NASA Expert Nitpicks Gravity Trailer While Listening To 23 Minutes Of The Film’s Score

By Rudie Obias | 7 years ago

gravityAll movies are works of fiction. By knowing this, your enjoyment of a movie can only be impacted so much when you see inconsistencies in a film’s storytelling. Spotting “flaws” in movies varies from person to person, which is why movies are so subjective. While there may be no right or wrong answers with movies, but there are informed opinions. For one former Guidance, Navigation and Control Officer at Johnson Space Center, Alfonso Cuarón gets it all wrong when it comes to Gravity.

According to Michael A. Interbartolo III, who wrote a very technical article for Blastr, the jet propulsion and space exploration depicted in the trailers for Gravity are all wrong. Interbartolo explains that the way the shuttle and space station move through space is completely inaccurate to how they would travel through space in real life. He also suggests that Sandra Bullock’s Dr. Ryan Stone gives female astronauts a bad name for her reactions to being whipped around in the vacuum of space. Interbartolo writes:

The way I am seeing it, the shuttle was wings level, payload bay up (Z), right wing into the orbital velocity vector (X direction of travel), nose in Y. The Micrometeoroid and Orbital Debris [MMOD] (though most were not really micro Meteoroid) impact puts it into a roll about Y with it still traveling in the velocity vector X, and why are the Forward and Aft reaction control jets not firing to damp the ramp since they were intact in the trailer? When the Remote Manipulator System (RMS, the Shuttle robotic arm) breaks, it was rolling and moving forward with the shuttle, but then with the camera and the Earth in the background the arm goes into a radial direction (Z) away from the earth (thus the opening rate between the shuttle and RMS making it seem like the shuttle is plunging down) with a tumble about the radial axis (now a roll about X).

Did you get all that? You might need a whiteboard to diagram it all. Basically he’s explaining why the physics of the crash don’t make visual sense. And he continues:

Then they show her unstrapping from the tumbling RMS, which isn’t going to change her velocity vector, since she was tumbling with the RMS, thus has the same motion and velocity as the RMS. Unstrapping doesn’t arrest that rate. Maybe her EMU (space suit) had a SAFER (Simplified Aid for EVA Rescue) to arrest her rate, but it would be pretty limited propellant for her to then be able to get back to Clooney. All that MMOD and she doesn’t take a leak seems highly unlikely given the big stuff is usually surrounded by lots of hypervelocity small stuff. And since Clooney was still in the debris field, how did he not get shredded when the shuttle did? Not to mention her freakout does a disservice to every female astronaut out there and would eat through her 6-8 hrs of metabolic suit O2 very quickly.

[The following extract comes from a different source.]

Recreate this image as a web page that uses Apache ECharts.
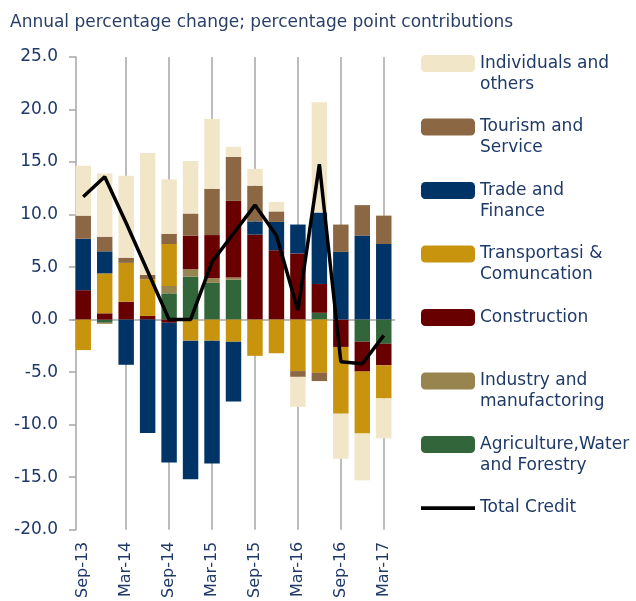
<!DOCTYPE html>
<html>
<head>
<meta charset="utf-8">
<script src="https://cdn.jsdelivr.net/npm/echarts@6/dist/echarts.min.js"></script>
<style>
  html, body { margin: 0; padding: 0; background: #ffffff; }
  #chart { width: 636px; height: 601px; }
</style>
</head>
<body>
<div id="chart"></div>
<script>
// ---- Data ----
const categories = ['Sep-13','Dec-13','Mar-14','Jun-14','Sep-14','Dec-14','Mar-15','Jun-15','Sep-15','Dec-15','Mar-16','Jun-16','Sep-16','Dec-16','Mar-17'];
const gridLineCats = ['Mar-14','Sep-14','Mar-15','Sep-15','Mar-16','Sep-16','Mar-17'];

const agriculture  = [0, -0.3, 0, 0, 2.5, 4.1, 3.5, 3.8, 0, 0, 0, 0.65, 0, -2.1, -2.3];
const industry     = [0, -0.1, 0, 0, 0.7, 0.7, 0.45, 0.2, 0, 0, 0, 0, 0, 0, 0];
const construction = [2.8, 0.6, 1.7, 0.35, -0.3, 3.2, 4.1, 7.3, 8.1, 6.6, 6.3, 2.75, -2.6, -2.85, -2.05];
const transport    = [-2.9, 3.8, 3.7, 3.5, 4.0, -2.0, -2.0, -2.1, -3.45, -3.2, -4.9, -5.05, -6.35, -5.9, -3.15];
const trade        = [4.9, 2.1, -4.3, -10.8, -13.3, -13.2, -11.7, -5.7, 1.25, 2.7, 2.75, 6.8, 6.45, 8.0, 7.2];
const tourism      = [2.2, 1.4, 0.5, 0.4, 0.95, 2.1, 4.4, 4.2, 3.4, 1.0, -0.55, -0.8, 2.6, 2.9, 2.7];
const individuals  = [4.75, 6.0, 7.8, 11.6, 5.2, 5.0, 6.65, 0.95, 1.6, 0.9, -2.85, 10.5, -4.3, -4.45, -3.8];
const totalCredit  = [11.7, 13.6, 9.2, 4.6, 0.0, 0.0, 5.5, 8.2, 10.9, 8.0, 0.9, 14.8, -4.0, -4.2, -1.5];

const seriesNames = ['Agriculture,Water and Forestry','Industry and manufactoring','Construction','Transportasi & Comuncation','Trade and Finance','Tourism and Service','Individuals and others'];
const seriesData  = [agriculture, industry, construction, transport, trade, tourism, individuals];
const seriesColors = ['#33653a', '#98844f', '#680000', '#c8940e', '#003366', '#8b6843', '#f2e6c8'];

const legendOrder = ['Individuals and others','Tourism and Service','Trade and Finance','Transportasi & Comuncation','Construction','Industry and manufactoring','Agriculture,Water and Forestry','Total Credit'];
const legendLabels = {
  'Individuals and others': 'Individuals and\nothers',
  'Tourism and Service': 'Tourism and\nService',
  'Trade and Finance': 'Trade and\nFinance',
  'Transportasi & Comuncation': 'Transportasi &\nComuncation',
  'Construction': 'Construction\n',
  'Industry and manufactoring': 'Industry and\nmanufactoring',
  'Agriculture,Water and Forestry': 'Agriculture,Water\nand Forestry',
  'Total Credit': 'Total Credit\n'
};

const titleText = 'Annual percentage change; percentage point contributions';
const yMin = -20, yMax = 25, yStep = 5;

// ---- Chart ----
const FONT = 'DejaVu Sans';
const TXT = '#1f3a68';
const AXIS = '#a6a6a6';
// thick short line icon inside a 54x17 box (degenerate segments fix the box height)
const LINE_ICON = 'path://M0,0L0.01,0L0.01,0.01ZM0,6.8L54,6.8L54,10.6L0,10.6ZM0,17L0.01,17L0.01,16.99Z';
const chart = echarts.init(document.getElementById('chart'), null, { renderer: 'canvas' });

const barSeries = seriesNames.map((name, i) => {
  const s = {
    name: name,
    type: 'bar',
    stack: 'credit',
    xAxisIndex: 1,
    barWidth: '72%',
    itemStyle: { color: seriesColors[i] },
    data: seriesData[i],
    z: 2
  };
  if (i === 0) {
    s.markLine = {
      silent: true,
      z: 1,
      symbol: ['none', 'none'],
      label: { show: false },
      lineStyle: { color: AXIS, width: 1.5, type: 'solid' },
      emphasis: { disabled: true },
      data: gridLineCats.map(c => ({ xAxis: c }))
    };
  }
  return s;
});

const option = {
  animation: false,
  backgroundColor: '#ffffff',
  title: {
    text: titleText,
    left: 5,
    top: 9,
    textStyle: { fontFamily: FONT, fontSize: 17, fontWeight: 'normal', color: '#2a3f66' }
  },
  legend: {
    orient: 'vertical',
    left: 421,
    top: 32,
    padding: 0,
    itemWidth: 54,
    itemHeight: 17,
    itemGap: 0.5,
    data: legendOrder.map(n => n === 'Total Credit'
      ? { name: n, icon: LINE_ICON, itemStyle: { color: '#000000', borderWidth: 0 } }
      : { name: n, icon: 'roundRect' }),
    formatter: name => '\n' + legendLabels[name],
    textStyle: { fontFamily: FONT, fontSize: 17, color: TXT, lineHeight: 21 }
  },
  grid: { left: 72.5, top: 57, width: 322, bottom: 70, containLabel: false },
  xAxis: [
    {
      type: 'category',
      data: categories,
      position: 'top',
      axisLine: { show: true, onZero: true, lineStyle: { color: AXIS, width: 1.5 } },
      axisTick: { show: true, inside: true, length: 5, alignWithLabel: true, interval: 1, lineStyle: { color: AXIS, width: 1.5 } },
      axisLabel: { show: false, interval: 1 },
      splitLine: { show: false }
    },
    {
      type: 'category',
      data: categories,
      position: 'bottom',
      axisLine: { show: false, onZero: false },
      axisTick: { show: false },
      axisLabel: { show: true, interval: 1, rotate: 90, margin: 12, fontFamily: FONT, fontSize: 16, color: TXT },
      splitLine: { show: false }
    }
  ],
  yAxis: {
    type: 'value',
    min: yMin,
    max: yMax,
    interval: yStep,
    offset: -3.5,
    axisLine: { show: true, lineStyle: { color: AXIS, width: 1.5 } },
    axisTick: { show: true, length: 7, lineStyle: { color: AXIS, width: 1.5 } },
    axisLabel: { margin: 18, fontFamily: FONT, fontSize: 17, color: TXT, formatter: v => v.toFixed(1) },
    splitLine: { show: false }
  },
  series: barSeries.concat([{
    name: 'Total Credit',
    type: 'line',
    xAxisIndex: 1,
    data: totalCredit,
    symbol: 'none',
    showSymbol: false,
    lineStyle: { color: '#000000', width: 3.5 },
    itemStyle: { color: '#000000' },
    z: 5
  }])
};
chart.setOption(option);
</script>
</body>
</html>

Now I’m not going to pretend to understand most of what Interbartolo described, but I’m going to take it on good authority, as he is an expert in the field. But at the end of the day, Gravity is a movie. Nothing in it is real. Movies are supposed to deliver the emotional and intellectual truth through fiction. Now I haven’t watched Gravity yet, so maybe the space exploration sequences are extremely inconsistant, but I’m most likely going to give it a pass if the film moves me on an emotional and intellectual level. Not having worked in the industry, the space scenes look pretty real to me.

If we wanted to we could find errors in every movie ever made. Organized crime doesn’t work like that so The Godfather is wrong, migrant workers don’t act like that so Days of Heaven is wrong, and aliens don’t exist so Avatar is wrong. The Blastr piece is an interesting article, well worth a look, but make sure to read it with some perspective.

And while you’re reading this article, you can now listen to 23-minutes from composer Steven Price’s score. The music for Gravity is eerie and unsettling, and, like most modern film scores, is more tonal than melodic. It almost sounds like Ennio Morricone’s score for John Carpenter’s The Thing, propulsive and creepy.

Price also composed the music for Edgar Wright’s The World’s End and Joe Cornish’s awesome Attack The Block. He’s also worked as the music editor on all of the Lord of the Rings films, Batman Begins, and Scott Pilgrim Vs. The World.

Gravity hits theaters everywhere in IMAX and 3D on October 4th.